I can't live like this?
I'm a 16 year old girl living in a bubble. My parents are extremely strict and need some advice on what to do. Never have I been allowed to attend a sleep over, rarely was I allowed to leave my house thus my friends abandoned me. I'm not a problematic kid, I get amazing grades, I'm supposed to be graduating as a junior. As a result my parents have refused to sign my early graduation papers if I don't agree to going to the local community college instead of osu. I have my drivers license but aren't allowed farther than 5 miles from home or else I would be in serious trouble (parents use find my iPhone to locate me). I gave up entirely on friends, sports and activities. I felt to jealous of the other kids and deleted my social media. What should I do I feel like I'm suffocating.
Be patient. In less than two years time you will be an adult and they will have no control over you. Start planning your 'escape' now and use it to boost your confidence. As soon as you are 18 leave home and cut them out of your life unless they apologise for the misery inflicted upon you. Even then you may decide to remain separate from them.

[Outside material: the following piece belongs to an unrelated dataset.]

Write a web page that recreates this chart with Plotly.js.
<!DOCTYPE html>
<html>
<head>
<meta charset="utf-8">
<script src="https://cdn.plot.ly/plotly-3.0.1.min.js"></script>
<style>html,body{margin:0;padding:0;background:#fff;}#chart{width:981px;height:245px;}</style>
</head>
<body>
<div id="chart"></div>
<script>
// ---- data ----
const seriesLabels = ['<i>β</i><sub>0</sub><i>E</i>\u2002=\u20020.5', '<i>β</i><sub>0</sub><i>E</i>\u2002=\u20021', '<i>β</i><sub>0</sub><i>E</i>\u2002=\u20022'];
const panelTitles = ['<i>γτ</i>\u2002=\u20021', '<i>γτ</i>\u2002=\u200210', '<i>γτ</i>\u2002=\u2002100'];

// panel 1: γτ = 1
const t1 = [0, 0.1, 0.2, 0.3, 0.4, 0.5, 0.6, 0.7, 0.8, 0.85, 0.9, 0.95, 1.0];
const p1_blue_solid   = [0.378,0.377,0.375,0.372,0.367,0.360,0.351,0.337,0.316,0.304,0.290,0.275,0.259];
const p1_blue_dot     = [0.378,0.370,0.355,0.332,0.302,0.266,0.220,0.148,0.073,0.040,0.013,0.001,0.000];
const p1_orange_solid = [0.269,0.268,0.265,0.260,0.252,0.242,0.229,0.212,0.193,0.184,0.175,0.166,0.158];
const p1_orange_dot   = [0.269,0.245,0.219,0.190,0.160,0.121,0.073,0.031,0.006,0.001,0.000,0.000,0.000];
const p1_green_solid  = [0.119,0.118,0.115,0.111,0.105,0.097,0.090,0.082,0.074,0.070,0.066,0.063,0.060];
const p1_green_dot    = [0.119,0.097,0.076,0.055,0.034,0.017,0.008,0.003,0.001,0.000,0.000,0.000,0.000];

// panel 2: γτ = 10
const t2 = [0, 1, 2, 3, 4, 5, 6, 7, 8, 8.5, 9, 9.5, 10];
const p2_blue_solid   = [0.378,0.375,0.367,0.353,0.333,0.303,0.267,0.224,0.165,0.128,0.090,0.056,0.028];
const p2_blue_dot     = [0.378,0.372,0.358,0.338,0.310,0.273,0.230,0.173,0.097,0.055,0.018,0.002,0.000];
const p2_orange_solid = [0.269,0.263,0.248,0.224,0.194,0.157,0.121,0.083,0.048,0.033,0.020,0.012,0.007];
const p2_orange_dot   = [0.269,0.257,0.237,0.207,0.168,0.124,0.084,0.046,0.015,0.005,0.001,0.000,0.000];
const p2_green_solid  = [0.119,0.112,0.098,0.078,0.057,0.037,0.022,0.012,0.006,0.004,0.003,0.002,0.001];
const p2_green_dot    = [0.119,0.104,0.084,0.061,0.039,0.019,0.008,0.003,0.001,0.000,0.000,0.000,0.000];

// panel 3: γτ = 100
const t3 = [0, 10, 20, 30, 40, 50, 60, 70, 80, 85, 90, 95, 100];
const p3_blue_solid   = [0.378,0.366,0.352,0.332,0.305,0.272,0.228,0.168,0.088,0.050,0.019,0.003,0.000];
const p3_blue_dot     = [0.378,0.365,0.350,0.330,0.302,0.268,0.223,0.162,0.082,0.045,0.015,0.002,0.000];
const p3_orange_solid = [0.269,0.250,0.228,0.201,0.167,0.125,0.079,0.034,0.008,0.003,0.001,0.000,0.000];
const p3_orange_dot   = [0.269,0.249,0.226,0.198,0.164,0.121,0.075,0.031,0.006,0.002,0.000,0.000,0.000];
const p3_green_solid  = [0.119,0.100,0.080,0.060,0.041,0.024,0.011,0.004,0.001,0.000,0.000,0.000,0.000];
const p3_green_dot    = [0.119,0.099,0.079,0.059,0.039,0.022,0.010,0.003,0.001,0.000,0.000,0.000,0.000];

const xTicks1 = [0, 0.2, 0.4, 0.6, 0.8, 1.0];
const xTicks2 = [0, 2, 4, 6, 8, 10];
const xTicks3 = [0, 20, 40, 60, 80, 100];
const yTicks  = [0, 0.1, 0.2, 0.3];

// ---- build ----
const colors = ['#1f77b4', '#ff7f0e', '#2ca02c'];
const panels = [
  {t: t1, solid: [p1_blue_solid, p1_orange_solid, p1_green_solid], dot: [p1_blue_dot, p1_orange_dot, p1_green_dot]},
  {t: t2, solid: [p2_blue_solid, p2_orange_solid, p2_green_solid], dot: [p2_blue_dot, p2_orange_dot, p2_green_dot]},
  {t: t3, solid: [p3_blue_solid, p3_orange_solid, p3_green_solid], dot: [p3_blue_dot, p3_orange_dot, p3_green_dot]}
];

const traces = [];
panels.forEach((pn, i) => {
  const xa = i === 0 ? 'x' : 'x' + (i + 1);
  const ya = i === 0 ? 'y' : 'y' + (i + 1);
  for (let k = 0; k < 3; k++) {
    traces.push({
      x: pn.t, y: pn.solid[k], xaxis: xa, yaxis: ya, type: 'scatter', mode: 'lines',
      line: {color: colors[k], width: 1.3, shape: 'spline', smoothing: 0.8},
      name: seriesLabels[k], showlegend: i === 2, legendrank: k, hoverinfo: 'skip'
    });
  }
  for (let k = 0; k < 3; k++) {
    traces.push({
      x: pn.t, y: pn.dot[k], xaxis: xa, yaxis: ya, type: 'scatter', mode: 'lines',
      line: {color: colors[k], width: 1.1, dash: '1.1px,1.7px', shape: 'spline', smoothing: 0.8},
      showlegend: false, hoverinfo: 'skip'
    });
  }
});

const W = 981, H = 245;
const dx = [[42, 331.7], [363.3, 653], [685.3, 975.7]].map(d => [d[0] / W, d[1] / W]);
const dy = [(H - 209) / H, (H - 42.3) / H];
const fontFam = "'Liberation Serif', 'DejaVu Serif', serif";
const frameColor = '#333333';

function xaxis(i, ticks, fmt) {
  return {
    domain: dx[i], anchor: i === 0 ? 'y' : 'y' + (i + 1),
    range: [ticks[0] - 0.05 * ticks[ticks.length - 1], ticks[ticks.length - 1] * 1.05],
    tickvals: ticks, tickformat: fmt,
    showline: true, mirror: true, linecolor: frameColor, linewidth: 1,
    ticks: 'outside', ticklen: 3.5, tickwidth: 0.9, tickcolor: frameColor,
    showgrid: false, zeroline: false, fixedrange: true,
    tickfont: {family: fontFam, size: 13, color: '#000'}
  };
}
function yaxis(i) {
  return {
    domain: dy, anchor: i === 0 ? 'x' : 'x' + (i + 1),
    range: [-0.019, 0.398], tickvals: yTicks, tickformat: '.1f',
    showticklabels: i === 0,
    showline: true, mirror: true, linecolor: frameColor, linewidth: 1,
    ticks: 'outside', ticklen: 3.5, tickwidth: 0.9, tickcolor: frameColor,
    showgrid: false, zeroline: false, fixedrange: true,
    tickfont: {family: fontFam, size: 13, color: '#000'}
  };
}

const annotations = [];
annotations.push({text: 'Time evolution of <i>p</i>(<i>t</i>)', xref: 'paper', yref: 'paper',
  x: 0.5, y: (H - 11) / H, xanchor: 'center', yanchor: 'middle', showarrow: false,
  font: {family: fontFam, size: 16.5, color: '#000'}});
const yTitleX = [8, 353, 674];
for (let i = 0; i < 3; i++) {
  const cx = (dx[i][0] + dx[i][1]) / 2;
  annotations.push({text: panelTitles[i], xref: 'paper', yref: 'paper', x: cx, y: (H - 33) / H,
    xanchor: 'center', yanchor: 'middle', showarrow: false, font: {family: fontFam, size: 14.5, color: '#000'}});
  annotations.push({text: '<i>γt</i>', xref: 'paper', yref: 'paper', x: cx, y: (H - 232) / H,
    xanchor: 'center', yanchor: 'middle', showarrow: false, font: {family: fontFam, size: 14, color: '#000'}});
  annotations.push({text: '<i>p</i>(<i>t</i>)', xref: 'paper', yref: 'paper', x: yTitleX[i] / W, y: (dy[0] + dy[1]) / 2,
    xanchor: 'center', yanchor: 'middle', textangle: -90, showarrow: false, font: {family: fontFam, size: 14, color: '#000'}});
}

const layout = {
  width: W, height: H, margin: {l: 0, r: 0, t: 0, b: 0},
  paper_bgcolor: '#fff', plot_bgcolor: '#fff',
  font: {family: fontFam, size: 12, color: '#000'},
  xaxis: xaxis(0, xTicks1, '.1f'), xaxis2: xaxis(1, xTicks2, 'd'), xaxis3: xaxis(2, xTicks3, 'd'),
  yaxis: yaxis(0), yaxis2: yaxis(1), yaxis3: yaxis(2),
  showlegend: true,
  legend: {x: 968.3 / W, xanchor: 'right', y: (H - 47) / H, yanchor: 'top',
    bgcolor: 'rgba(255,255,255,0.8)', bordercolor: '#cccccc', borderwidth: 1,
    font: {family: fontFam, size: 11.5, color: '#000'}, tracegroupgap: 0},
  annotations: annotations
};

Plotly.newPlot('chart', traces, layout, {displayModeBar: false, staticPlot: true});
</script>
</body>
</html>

Maybe you could try to talk to your parents. Try to have an adult conversation with them and show them how responsible you are. Maybe ask for some small privileges at first, show them you are where you say you are and ask them to trust you. I'm sure it's just because they love you and want you to be safe. There's a great website that helps teens talk to their parents and I think it would be helpful to you. Check it out, jw.org under teenagers. This is a link to one of the whiteboard animations:
https://www.jw.org/finder?wtlocale=E&docid=502017178&srcid=share
Sounds like me growing up. I get it - it's tough and depressing. But it'll get better.
Just stick it out the best you can, and branch out more once you get to college. And when you turn 18, you're free to move out, get a job, and start supporting yourself. Then you can make your own decisions, and Mommy and Daddy can't stop you.
Are you able to get a part-time or summer job now? Even something in your neighborhood like babysitting, mowing lawns, running errands for elderly neighbors? If so, then I'd do whatever you can to earn money and put every single penny in the bank, that way you can move out as soon as you are legally able to do so. Trust me… There's nothing you can buy as a teenager that'll be more worth it than putting the money away for use as a young adult.
Are you SURE you want to graduate early? As someone who also grew up in a very sheltered environment, I think you'd be in for a real culture shock if you skipped a year and went to college early. If you think it's hard to associate with your peers now, then it's not going to be any easier when you're suddenly plunked down into a world full of 18-22 year-olds. The mindset is SO different from high school to college… Unless there's a good reason why you should graduate early, I think you'd benefit from one more year to grow and mature.
Plus if you stick it out an extra year would you be permitted to go to the school of your choice?
Are your parents paying for your college? If you want their money then you're going to have to suck it up and obey them… But if you pay for it yourself (through a job, loans, work-study, grants, scholarships) then you can do as you please.
Again, I get it. My parents were like this when I was growing up. College opened a whole new world for me (even though I lived at home and commuted). And, again, once you are 18 you can fend for yourself if you choose. So start looking into jobs, start looking into ways you could pay for your own education, and start putting away every bit of money you can earn.
When you are 18 you can walk out of that home for ever.
I'm so sorry your life has been held so tight for a young person… Especially not having friends in and enjoying much that teenagers do.
Keep up your drive to get ahead and when you move on with your life… Just use all your experiences as a training of what you would or would not do with your future family… I pray you choose wiser in raising your family… You are one terrific person… Bless you.
Be patient. I use to want to do everything until I turned 18 and I wished I didn't have to do a thing. Parents tracking you, maybe you should talk to them about it.
Kid, a lot of girls your age get what they want… And they end up dropping out, pregnant, on welfare, and their boyfriend dumps them. Your parents are protecting you from your stupid peers. "Honour thy father and thy mother" (5th Commandment). Even so, come, Lord Jesus!
Ironically, your parents are setting you up for faliure.